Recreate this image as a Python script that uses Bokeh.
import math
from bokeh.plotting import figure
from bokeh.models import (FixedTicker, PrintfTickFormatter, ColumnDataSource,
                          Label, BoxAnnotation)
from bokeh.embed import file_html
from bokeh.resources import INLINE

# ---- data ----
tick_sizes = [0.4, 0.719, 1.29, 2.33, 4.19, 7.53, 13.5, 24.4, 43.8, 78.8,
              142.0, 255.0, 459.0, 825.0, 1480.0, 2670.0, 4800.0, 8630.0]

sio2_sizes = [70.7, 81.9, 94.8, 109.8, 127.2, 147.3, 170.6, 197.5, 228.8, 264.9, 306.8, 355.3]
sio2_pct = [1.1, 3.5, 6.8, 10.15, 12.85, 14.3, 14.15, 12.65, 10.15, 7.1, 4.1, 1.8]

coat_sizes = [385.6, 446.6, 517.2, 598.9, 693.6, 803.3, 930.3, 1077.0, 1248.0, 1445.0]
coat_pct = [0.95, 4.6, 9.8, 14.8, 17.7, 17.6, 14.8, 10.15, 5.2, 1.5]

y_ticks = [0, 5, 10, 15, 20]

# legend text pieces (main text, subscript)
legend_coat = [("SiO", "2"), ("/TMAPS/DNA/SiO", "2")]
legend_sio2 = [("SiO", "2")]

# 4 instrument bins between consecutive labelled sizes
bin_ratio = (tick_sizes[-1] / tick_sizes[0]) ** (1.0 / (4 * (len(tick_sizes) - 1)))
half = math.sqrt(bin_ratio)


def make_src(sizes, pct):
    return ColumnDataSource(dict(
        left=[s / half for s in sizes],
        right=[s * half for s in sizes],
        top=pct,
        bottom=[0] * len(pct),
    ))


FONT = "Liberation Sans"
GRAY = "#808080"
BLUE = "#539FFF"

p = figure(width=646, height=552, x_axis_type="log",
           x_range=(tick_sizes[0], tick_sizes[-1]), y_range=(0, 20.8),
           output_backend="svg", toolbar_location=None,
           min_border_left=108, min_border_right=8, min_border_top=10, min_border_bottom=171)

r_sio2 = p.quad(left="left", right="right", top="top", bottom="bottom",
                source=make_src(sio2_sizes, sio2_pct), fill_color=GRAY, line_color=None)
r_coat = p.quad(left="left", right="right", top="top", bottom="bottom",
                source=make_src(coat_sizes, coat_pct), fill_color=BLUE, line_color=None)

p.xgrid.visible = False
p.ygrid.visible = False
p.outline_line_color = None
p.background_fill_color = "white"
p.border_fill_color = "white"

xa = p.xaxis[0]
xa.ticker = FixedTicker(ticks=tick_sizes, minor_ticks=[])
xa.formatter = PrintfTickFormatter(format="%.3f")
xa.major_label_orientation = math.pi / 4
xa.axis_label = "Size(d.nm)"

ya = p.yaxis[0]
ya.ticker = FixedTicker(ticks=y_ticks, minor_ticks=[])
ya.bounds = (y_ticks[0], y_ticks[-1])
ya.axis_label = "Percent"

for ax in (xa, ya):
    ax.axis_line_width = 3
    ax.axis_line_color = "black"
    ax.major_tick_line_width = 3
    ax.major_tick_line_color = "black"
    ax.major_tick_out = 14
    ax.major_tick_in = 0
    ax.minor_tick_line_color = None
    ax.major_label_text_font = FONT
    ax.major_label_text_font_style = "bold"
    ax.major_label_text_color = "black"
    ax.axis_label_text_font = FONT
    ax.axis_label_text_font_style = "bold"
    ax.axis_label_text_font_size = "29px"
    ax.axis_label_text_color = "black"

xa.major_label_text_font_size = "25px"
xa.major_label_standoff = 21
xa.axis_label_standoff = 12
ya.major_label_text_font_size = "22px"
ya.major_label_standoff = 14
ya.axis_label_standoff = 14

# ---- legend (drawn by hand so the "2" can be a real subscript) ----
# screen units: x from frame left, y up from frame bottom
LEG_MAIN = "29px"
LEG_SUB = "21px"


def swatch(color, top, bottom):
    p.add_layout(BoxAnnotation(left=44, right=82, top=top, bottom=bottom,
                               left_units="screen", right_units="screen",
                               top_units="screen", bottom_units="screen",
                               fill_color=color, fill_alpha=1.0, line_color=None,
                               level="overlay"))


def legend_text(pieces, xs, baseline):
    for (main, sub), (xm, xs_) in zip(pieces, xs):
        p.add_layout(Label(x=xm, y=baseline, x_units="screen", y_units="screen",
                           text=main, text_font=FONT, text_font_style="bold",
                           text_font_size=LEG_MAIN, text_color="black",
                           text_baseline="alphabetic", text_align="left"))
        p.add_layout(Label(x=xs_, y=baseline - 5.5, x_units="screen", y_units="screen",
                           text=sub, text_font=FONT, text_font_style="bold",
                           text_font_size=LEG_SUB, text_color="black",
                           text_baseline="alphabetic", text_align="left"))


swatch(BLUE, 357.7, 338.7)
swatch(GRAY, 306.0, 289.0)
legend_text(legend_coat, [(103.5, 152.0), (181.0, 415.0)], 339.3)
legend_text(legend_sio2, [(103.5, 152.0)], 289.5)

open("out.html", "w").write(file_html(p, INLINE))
※
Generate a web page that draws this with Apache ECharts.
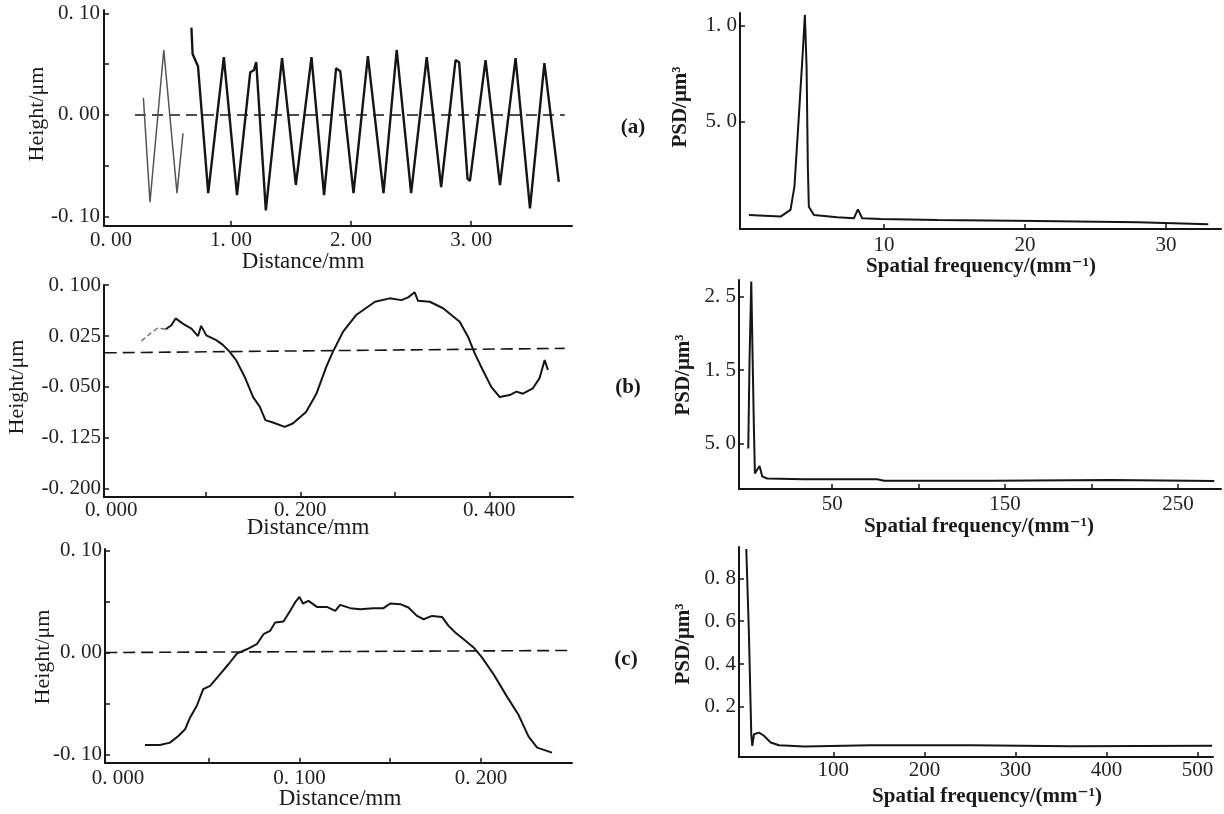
※
▶ [TASK DIRECTIONS] Above is a listing; print exactly its lines from the one with "Recreate this image" through the one with "from bokeh.resources import INLINE", and no other lines.

▶ [TASK ANSWER]
Recreate this image as a Python script that uses Bokeh.
import math
from bokeh.plotting import figure
from bokeh.models import (FixedTicker, PrintfTickFormatter, ColumnDataSource,
                          Label, BoxAnnotation)
from bokeh.embed import file_html
from bokeh.resources import INLINE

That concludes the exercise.